Stephen Robinson, who has twice stood in Chelmsford West, believes the change in the boundaries will help him win the new seat of Chelmsford.

"We did a survey recently on cutting the tax burden and for the building of more affordable homes. We called it `Stephen Robinson's fair deal for Chelmsford' and received more than 1,000 replies from people energised by the campaign.

"There is huge disillusion with Labour, but no great enthusiasm for the Conservative," says Mr Robinson, who believes Tory voters do not like David Cameron because they don't know what he stands for.

"Pull all this together, and you have the basis for a Liberal Democrat gain in Chelmsford."

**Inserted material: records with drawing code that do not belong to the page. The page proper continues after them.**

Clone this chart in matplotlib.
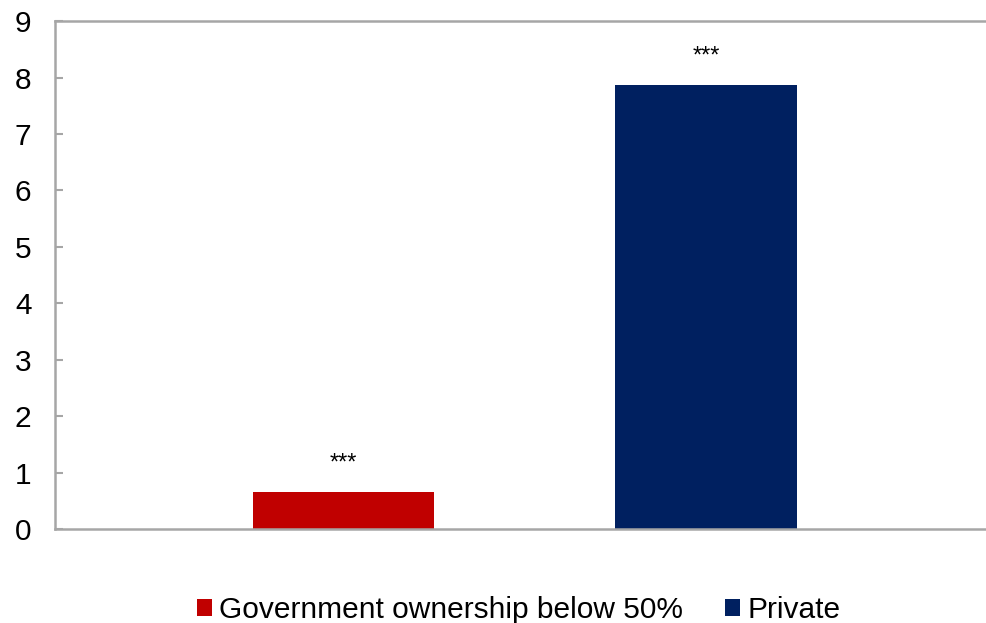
import matplotlib.pyplot as plt
import numpy as np

plt.rcParams['font.family'] = ['Liberation Sans', 'DejaVu Sans']

labels = ['Government ownership below 50%', 'Private']
values = [0.66, 7.87]
stars = ['***', '***']
colors = ['#c00000', '#002060']

fig = plt.figure(figsize=(9.86, 6.23), dpi=100)
ax = fig.add_axes([0.0558, 0.151, 0.9442, 0.815])

x = np.arange(len(values))
bars = ax.bar(x, values, width=0.5, color=colors, label=labels, zorder=2)
for xi, v, s in zip(x, values, stars):
    ax.text(xi, v + 0.5, s, ha='center', va='center', fontsize=17)

ax.set_xlim(-0.795, 1.772)
ax.set_ylim(0, 9)
ax.set_yticks(range(0, 10))
ax.set_xticks([])
ax.tick_params(axis='y', direction='in', length=6, width=1.5, color='#a6a6a6',
               labelsize=21.5, pad=17)
for side in ['left', 'bottom', 'top']:
    ax.spines[side].set_color('#a6a6a6')
    ax.spines[side].set_linewidth(1.8)
ax.spines['right'].set_visible(False)

fig.legend(handles=bars.patches, labels=labels, loc='lower center',
           bbox_to_anchor=(0.526, -0.045), ncol=2, frameon=False, fontsize=21.5,
           handlelength=0.5, handleheight=0.5, handletextpad=0.25,
           columnspacing=1.4)

fig.savefig('out.png', dpi=100)
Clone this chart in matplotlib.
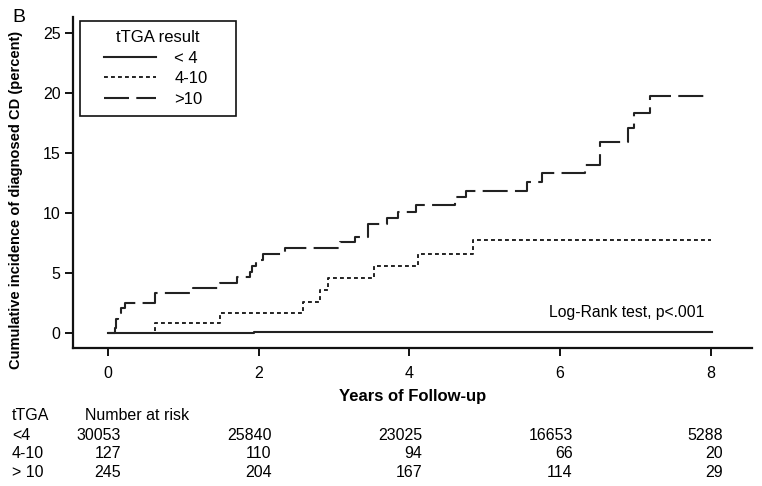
#!/usr/bin/env python3
"""
Purpose: Kaplan-Meier style cumulative incidence of CD by tTGA result
"""

import matplotlib
matplotlib.use('Agg')
import matplotlib.pyplot as plt
import matplotlib.transforms as mtransforms
from matplotlib.legend_handler import HandlerLine2D

plt.rcParams['font.family'] = ['Liberation Sans', 'DejaVu Sans']

# step curves: event times (years) and cumulative incidence (percent)
low_times = [0.0, 1.94, 8.02]
low_pct = [0.0, 0.08, 0.08]

mid_times = [0.0, 0.63, 1.49, 2.59, 2.82, 2.92, 3.53, 4.12, 4.84, 8.0]
mid_pct = [0.0, 0.8, 1.65, 2.55, 3.55, 4.55, 5.55, 6.6, 7.75, 7.75]

high_times = [0.0, 0.09, 0.10, 0.11, 0.13, 0.17, 0.23, 0.63, 1.13, 1.49,
              1.71, 1.88, 1.91, 1.96, 2.06, 2.35, 3.08, 3.28, 3.45, 3.70,
              3.85, 4.09, 4.61, 4.75, 5.56, 5.76, 6.33, 6.53, 6.90, 6.99,
              7.20, 7.97]
high_pct = [0.0, 0.4, 0.8, 1.2, 1.7, 2.1, 2.5, 3.3, 3.75, 4.2,
            4.65, 5.1, 5.6, 6.1, 6.55, 7.05, 7.55, 8.0, 9.05, 9.6,
            10.1, 10.65, 11.3, 11.85, 12.55, 13.3, 14.0, 15.9, 17.1, 18.3,
            19.7, 19.7]

group_labels = ['< 4', '4-10', '>10']
risk_labels = ['<4', '4-10', '> 10']
risk_times = [0, 2, 4, 6, 8]
risk_low = [30053, 25840, 23025, 16653, 5288]
risk_mid = [127, 110, 94, 66, 20]
risk_high = [245, 204, 167, 114, 29]

LINE = '#222222'


# --------------------------------------------------
def main():
    """Draw the figure"""

    fig = plt.figure(figsize=(7.62, 4.86), dpi=100)
    ax = fig.add_axes([0.0958, 0.284, 0.891, 0.681])

    ax.step(low_times, low_pct, where='post', color=LINE, lw=1.5,
            label=group_labels[0])
    ax.step(mid_times, mid_pct, where='post', color=LINE, lw=1.4,
            linestyle=(0, (2.0, 1.6)), label=group_labels[1])
    ax.step(high_times, high_pct, where='post', color=LINE, lw=1.5,
            linestyle=(0, (12, 3.5)), label=group_labels[2])

    ax.set_xlim(-0.465, 8.55)
    ax.set_ylim(-1.25, 26.3)
    ax.set_xticks([0, 2, 4, 6, 8])
    ax.set_yticks([0, 5, 10, 15, 20, 25])

    for side in ('top', 'right'):
        ax.spines[side].set_visible(False)
    for side in ('left', 'bottom'):
        ax.spines[side].set_linewidth(1.6)
        ax.spines[side].set_color('#111111')

    ax.tick_params(axis='both', labelsize=11.5, width=1.4, length=6,
                   color='#111111')
    ax.tick_params(axis='x', pad=7)
    ax.tick_params(axis='y', pad=3)

    ax.set_xlabel('Years of Follow-up', fontsize=12, fontweight='bold')
    ax.xaxis.set_label_coords(0.5, -0.124)
    ax.set_ylabel('Cumulative incidence of diagnosed CD (percent)',
                  fontsize=10.5, fontweight='bold')
    ax.yaxis.set_label_coords(-0.073, 0.447)

    ax.text(7.92, 1.7, 'Log-Rank test, p<.001', fontsize=11.3,
            ha='right', va='center')

    leg = ax.legend(title='tTGA result', loc='upper left',
                    bbox_to_anchor=(0.0103, 0.707, 0.2297, 0.281),
                    mode='expand', borderaxespad=0, fontsize=12,
                    title_fontsize=12, handlelength=4.02,
                    handletextpad=1.08, labelspacing=0.33, borderpad=0.55,
                    handler_map={plt.Line2D: HandlerLine2D(xpad=0.9)},
                    fancybox=False, framealpha=1, edgecolor='#111111')
    leg.get_frame().set_linewidth(1.2)

    fig.text(12 / 762, 1 - 18 / 486, 'B', fontsize=14, va='center')

    # number at risk table
    trans = mtransforms.blended_transform_factory(ax.transData,
                                                  fig.transFigure)
    fig.text(12 / 762, 1 - 415 / 486, 'tTGA', fontsize=11.5, va='center')
    fig.text(85 / 762, 1 - 415 / 486, 'Number at risk', fontsize=11.5,
             va='center')
    rows = [risk_low, risk_mid, risk_high]
    row_y = [435, 453, 472]
    for label, counts, y in zip(risk_labels, rows, row_y):
        fig.text(12 / 762, 1 - y / 486, label, fontsize=11.5, va='center')
        for t, n in zip(risk_times, counts):
            ax.text(t + 0.17, 1 - y / 486, str(n), transform=trans,
                    fontsize=11.5, ha='right', va='center')

    fig.savefig('out.png', dpi=100)


# --------------------------------------------------
if __name__ == '__main__':
    main()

Simon Wright, who will be trying to unseat one of Gordon Brown's fiercest critics - former Home Secretary Charles Clarke - in Norwich South, says Labour will lose because people feel they've been betrayed.

"Voters have been encouraged to borrow by a Government which has itself borrowed heavily, and now they find themselves deep in debt.

"In Norwich South, the Lib Dems are just 3,000 votes behind Charles Clarke. Tory voters there who want to get rid of this Labour government will back us."

To the party's East of England chairman Paul Clark, the next election will see two centre-right parties - the Tories and Labour - offering the "same old promises" against the Lib Dems, "the only party which offers social justice."

"Before much longer, David Cameron will have to come out and offer real policies instead of the vague promises he spouts now. When he does, people see that only the Lib Dems will be able to them solid help on a range of polices."

To Mr Robinson, there's another reason to be optimistic. "The more people see of Nick Clegg, they more they like time. When he gets prime time television exposure during an election campaign, his ratings and the party's will go up in leaps and bounds."